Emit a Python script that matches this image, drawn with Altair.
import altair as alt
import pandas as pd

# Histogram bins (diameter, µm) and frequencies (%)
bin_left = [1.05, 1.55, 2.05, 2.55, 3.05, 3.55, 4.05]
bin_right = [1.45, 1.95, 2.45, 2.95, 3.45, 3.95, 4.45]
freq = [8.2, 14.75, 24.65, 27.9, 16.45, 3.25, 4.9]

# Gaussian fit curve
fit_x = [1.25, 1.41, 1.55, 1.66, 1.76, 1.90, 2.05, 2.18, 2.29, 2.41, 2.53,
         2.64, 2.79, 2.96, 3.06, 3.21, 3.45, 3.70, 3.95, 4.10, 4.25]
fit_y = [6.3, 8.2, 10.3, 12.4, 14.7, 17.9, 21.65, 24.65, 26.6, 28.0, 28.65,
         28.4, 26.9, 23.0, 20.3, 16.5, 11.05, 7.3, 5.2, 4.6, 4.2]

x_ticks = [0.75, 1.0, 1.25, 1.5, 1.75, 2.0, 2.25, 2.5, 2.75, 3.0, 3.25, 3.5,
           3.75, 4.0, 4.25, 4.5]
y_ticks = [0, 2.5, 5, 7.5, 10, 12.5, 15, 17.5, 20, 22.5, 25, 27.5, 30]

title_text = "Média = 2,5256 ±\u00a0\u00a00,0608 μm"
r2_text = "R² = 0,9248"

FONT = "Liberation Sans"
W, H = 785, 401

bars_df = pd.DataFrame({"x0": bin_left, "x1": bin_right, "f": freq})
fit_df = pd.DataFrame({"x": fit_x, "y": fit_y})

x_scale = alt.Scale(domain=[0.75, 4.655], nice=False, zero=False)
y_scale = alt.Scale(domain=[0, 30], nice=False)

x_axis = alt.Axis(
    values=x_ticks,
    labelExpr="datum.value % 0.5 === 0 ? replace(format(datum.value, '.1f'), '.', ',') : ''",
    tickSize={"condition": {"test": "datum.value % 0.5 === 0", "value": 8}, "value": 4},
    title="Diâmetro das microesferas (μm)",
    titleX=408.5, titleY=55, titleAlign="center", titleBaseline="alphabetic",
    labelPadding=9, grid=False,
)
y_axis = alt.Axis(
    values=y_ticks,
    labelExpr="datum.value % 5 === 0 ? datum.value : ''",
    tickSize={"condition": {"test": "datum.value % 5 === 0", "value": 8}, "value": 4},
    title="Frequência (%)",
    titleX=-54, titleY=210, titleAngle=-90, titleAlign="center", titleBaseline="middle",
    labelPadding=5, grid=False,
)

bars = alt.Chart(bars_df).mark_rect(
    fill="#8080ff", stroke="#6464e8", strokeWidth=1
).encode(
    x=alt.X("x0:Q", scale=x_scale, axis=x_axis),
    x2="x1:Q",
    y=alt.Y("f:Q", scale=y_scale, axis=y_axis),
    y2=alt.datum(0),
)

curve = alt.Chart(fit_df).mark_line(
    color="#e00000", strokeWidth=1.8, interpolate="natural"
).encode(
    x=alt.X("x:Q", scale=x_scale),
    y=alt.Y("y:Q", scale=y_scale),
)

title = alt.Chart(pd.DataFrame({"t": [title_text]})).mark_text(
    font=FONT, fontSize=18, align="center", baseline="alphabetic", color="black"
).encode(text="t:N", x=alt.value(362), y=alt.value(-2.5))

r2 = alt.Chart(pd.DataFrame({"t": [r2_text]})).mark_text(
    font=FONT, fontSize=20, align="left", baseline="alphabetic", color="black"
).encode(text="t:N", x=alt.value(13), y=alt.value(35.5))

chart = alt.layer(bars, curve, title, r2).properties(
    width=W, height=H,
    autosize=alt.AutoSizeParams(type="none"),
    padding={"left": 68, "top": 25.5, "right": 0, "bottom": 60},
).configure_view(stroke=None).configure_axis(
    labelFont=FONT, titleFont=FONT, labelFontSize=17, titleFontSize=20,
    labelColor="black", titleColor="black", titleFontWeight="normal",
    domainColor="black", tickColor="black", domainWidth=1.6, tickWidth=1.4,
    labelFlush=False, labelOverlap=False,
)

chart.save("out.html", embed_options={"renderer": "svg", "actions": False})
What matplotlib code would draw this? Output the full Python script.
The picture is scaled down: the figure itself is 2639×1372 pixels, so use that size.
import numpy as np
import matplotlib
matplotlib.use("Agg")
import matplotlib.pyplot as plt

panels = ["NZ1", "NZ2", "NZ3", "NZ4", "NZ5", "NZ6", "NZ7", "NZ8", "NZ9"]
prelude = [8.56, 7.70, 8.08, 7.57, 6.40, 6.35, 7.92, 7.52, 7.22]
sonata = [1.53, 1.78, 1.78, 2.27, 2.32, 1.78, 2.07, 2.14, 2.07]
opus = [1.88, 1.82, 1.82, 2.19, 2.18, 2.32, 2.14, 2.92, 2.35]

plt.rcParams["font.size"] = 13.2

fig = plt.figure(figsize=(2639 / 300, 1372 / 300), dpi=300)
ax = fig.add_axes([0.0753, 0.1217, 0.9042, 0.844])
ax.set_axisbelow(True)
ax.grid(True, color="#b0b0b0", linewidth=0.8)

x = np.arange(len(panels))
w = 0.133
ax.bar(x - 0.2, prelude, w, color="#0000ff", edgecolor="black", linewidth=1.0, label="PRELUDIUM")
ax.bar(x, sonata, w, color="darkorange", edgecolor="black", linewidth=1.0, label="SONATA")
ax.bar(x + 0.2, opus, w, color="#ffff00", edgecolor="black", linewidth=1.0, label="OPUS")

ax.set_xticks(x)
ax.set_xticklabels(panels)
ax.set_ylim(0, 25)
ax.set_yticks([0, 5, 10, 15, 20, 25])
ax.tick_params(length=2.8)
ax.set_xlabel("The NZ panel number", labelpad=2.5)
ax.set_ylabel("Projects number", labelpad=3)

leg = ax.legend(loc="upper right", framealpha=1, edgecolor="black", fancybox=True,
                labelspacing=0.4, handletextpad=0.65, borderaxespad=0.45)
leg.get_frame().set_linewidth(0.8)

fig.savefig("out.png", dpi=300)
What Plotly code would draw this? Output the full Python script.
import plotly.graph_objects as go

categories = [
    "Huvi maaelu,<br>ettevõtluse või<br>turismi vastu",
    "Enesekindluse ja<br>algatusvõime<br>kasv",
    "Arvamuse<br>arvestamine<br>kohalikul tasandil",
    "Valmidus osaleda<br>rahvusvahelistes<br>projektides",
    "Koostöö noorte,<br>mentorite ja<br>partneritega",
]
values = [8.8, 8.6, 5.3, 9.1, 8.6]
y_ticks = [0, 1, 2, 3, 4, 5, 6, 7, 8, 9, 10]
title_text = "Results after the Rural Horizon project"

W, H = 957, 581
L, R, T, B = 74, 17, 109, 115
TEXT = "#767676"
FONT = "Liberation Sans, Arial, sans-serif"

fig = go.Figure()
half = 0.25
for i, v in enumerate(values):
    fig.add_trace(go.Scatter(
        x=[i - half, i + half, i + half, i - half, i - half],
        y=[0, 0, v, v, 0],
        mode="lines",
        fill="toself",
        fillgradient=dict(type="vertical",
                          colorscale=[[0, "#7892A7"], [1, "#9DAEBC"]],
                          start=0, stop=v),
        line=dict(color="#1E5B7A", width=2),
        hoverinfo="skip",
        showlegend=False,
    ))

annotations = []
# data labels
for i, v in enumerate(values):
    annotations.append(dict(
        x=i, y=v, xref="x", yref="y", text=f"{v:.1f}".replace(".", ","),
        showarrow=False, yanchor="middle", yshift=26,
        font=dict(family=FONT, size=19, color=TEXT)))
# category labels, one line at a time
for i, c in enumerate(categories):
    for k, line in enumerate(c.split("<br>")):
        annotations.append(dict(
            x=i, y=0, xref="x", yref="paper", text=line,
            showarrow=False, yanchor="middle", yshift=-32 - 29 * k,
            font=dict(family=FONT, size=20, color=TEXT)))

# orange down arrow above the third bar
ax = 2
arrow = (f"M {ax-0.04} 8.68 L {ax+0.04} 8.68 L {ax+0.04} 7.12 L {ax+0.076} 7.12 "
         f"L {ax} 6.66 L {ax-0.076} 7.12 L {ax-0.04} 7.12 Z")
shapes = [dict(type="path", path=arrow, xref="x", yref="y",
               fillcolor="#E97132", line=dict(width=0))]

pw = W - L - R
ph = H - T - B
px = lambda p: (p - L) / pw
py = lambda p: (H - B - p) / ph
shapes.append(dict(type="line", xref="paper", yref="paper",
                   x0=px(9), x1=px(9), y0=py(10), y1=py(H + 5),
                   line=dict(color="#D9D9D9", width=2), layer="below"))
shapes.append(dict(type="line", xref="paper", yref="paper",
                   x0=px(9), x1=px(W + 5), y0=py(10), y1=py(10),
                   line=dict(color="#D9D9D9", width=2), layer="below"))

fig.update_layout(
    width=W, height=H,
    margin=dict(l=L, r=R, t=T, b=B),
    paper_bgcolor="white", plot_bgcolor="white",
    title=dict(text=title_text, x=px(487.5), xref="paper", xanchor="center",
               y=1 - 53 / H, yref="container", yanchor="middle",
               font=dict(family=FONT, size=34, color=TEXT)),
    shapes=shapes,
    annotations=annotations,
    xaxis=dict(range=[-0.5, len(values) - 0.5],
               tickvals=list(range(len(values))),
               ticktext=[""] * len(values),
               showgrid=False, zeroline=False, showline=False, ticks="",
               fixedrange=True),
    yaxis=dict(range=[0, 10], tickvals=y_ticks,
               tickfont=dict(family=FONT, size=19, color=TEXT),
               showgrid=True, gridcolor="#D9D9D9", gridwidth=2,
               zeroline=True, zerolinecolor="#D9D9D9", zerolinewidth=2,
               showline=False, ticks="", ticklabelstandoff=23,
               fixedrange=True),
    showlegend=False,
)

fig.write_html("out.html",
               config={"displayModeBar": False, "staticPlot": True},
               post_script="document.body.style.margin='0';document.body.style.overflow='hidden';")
----
Extract the lines above, from the first one through the one containing "28.4, 26.9, 23.0, 20.3, 16.5, 11.05, 7.3, 5.2, 4.6, 4.2]", and return only those, unchanged.

Emit a Python script that matches this image, drawn with Altair.
import altair as alt
import pandas as pd

# Histogram bins (diameter, µm) and frequencies (%)
bin_left = [1.05, 1.55, 2.05, 2.55, 3.05, 3.55, 4.05]
bin_right = [1.45, 1.95, 2.45, 2.95, 3.45, 3.95, 4.45]
freq = [8.2, 14.75, 24.65, 27.9, 16.45, 3.25, 4.9]

# Gaussian fit curve
fit_x = [1.25, 1.41, 1.55, 1.66, 1.76, 1.90, 2.05, 2.18, 2.29, 2.41, 2.53,
         2.64, 2.79, 2.96, 3.06, 3.21, 3.45, 3.70, 3.95, 4.10, 4.25]
fit_y = [6.3, 8.2, 10.3, 12.4, 14.7, 17.9, 21.65, 24.65, 26.6, 28.0, 28.65,
         28.4, 26.9, 23.0, 20.3, 16.5, 11.05, 7.3, 5.2, 4.6, 4.2]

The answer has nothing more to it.